-- begin --

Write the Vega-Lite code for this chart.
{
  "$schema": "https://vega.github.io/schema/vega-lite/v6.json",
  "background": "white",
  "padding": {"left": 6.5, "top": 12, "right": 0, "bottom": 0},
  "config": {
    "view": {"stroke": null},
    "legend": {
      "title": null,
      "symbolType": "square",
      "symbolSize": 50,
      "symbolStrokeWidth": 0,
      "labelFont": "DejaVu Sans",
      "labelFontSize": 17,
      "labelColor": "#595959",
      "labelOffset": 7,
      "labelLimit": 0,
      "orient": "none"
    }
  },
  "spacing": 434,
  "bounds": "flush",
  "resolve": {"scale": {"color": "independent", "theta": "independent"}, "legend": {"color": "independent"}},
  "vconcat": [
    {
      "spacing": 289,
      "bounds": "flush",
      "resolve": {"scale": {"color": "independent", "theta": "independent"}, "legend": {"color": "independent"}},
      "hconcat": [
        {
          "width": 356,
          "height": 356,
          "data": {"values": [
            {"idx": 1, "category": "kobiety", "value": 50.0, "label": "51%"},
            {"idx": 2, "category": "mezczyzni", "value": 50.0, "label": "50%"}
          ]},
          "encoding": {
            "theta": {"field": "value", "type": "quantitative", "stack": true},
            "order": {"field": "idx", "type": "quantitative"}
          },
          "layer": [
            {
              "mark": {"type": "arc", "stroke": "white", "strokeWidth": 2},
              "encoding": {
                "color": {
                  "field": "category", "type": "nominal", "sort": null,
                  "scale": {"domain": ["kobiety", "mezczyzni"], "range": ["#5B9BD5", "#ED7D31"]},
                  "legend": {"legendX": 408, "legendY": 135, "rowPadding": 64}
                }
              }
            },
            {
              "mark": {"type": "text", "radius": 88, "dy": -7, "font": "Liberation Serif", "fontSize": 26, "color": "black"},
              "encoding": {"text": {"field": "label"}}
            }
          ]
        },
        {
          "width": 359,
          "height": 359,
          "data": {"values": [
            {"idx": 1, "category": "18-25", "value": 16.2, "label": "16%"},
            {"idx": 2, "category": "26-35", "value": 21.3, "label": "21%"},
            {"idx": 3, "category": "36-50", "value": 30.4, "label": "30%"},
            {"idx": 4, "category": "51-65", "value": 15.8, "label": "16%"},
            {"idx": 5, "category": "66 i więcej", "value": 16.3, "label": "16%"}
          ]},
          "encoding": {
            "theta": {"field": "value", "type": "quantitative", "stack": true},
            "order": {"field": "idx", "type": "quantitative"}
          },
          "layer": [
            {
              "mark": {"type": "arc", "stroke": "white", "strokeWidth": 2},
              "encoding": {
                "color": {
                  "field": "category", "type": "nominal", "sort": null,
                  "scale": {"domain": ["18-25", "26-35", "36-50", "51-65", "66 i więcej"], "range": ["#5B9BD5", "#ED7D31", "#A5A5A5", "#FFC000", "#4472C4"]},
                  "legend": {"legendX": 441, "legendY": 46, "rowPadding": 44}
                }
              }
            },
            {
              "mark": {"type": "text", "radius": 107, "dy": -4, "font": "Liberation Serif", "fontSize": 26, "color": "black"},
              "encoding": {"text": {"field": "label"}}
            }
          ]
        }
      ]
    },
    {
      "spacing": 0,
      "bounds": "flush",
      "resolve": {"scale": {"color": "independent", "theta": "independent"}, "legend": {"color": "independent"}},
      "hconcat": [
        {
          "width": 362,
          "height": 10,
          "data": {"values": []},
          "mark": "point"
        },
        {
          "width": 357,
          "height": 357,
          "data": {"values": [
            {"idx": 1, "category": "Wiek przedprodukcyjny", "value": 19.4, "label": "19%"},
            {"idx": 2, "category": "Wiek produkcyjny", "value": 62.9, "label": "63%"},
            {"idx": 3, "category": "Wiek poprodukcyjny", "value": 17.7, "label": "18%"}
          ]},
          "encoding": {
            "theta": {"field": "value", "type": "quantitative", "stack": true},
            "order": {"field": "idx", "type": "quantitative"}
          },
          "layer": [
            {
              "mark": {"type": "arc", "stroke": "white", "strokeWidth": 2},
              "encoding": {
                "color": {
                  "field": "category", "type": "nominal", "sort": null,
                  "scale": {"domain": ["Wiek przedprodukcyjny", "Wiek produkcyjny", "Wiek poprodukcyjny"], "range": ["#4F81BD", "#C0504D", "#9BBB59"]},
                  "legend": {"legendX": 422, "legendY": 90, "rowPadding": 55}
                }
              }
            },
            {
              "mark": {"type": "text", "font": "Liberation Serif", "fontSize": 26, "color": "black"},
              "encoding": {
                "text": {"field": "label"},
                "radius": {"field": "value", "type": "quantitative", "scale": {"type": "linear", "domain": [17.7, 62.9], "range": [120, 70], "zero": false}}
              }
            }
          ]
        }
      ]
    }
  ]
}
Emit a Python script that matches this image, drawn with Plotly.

-- end --

— REQUEST —
Using the listing above, pick out each line that contains the word "this", then copy it.

— EXERCISE OUTPUT —
Write the Vega-Lite code for this chart.
Emit a Python script that matches this image, drawn with Plotly.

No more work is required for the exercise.